Es extraño darse cuenta lo mucho que a los seres humanos, no importa la edad o el lugar de origen, nos aferramos de un modo u otro a lo conocido, causa esta del gran éxito que tiene esta irrefrenable industria del remake que juega con la nostalgia humana. Al final, lo conocido representa el orden que tanto anhelamos. Y lo otro, lo desconocido, aquello que está más allá del abismo, puede representar la aventura que nos saque de la rutina o lo maravilloso e increíble – aunque a veces sea también  la fuente de nuestros miedos más grandes, y preferimos una especie de balance.

Pero, ¿hasta qué niveles hacemos llegar ese deseo por aferrarnos a lo conocido?

La más reciente película de Disney, Aladdín, muestra nuestros excesos. Con el primer tráiler que se lanzó, la película fue muy duramente criticada porque no parecía una  adaptación lo suficientemente “fiel” a la película original de 1992. El segundo tráiler salvó las expectativas, ¡Al fin veíamos escenas idénticas! ¡Como si estuviéramos viendo de nuevo la original! Y una vez lanzada la película fue peor. Qué la canción del príncipe Alí es un poquitín más lenta, qué no dieron la vuelta al mundo sobre la alfombra, qué le dieron demasiada importancia a Jazmín, qué Jafar no da miedo, que si el genio no tiene carisma. Algunas de las críticas eran bastante acertadas, debo aceptarlo. Ejemplo claro es la ropa de Aladdín, quien se ve demasiado pulcro y bien vestido para alguien que vive en la calle, sobre todo si nos fijamos que hasta Abú tiene un pequeño sombrero ¿de dónde lo sacó?

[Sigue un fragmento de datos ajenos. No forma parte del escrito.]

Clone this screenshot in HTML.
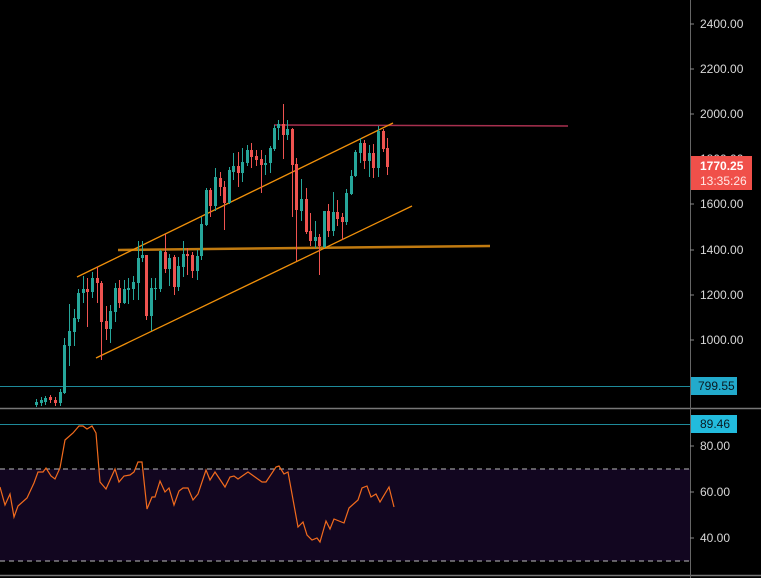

Pero entre todos estos comentarios, nadie parecía darse cuenta que entre las escenas de la princesa Jazmín mirando Agrabah desde la torre se escucha, de fondo, el tañer de unas campanas como marcando la hora. Ahí es donde yo encontré el mayor signo del acondicionamiento que tiene la película para combinar el maravilloso y desconocido mundo del Medio Oriente con nuestro mundo conocido, pues en los países árabes nunca escucharás una campana sonar, no al menos en una ciudad como Agrabah gobernada por la ley islámica bajo el gobierno de un Sultán.

Pero, oye, quizá esto no es occidentalizar el Medio Oriente.

Los cristianos no tienen el monopolio de las campanas. Es más, es el lejano oriente una vez más donde se encuentran los primeros vestigios del instrumento, 2500 años antes del nacimiento de Cristo. Eso sí, su amplia difusión y creación en grandes dimensiones – llegando a medir más de 6 metro de altura la más grande del mundo – fue obra del cristianismo de la Baja Edad Media, y se han convertido en un símbolo importante de la cultura, presente en refranes, frases y canciones.

Sea como fuere, si de algo hemos de estar seguros, es que Aladdín, como buen ladrón de Agrabah, campanas no habría de robar.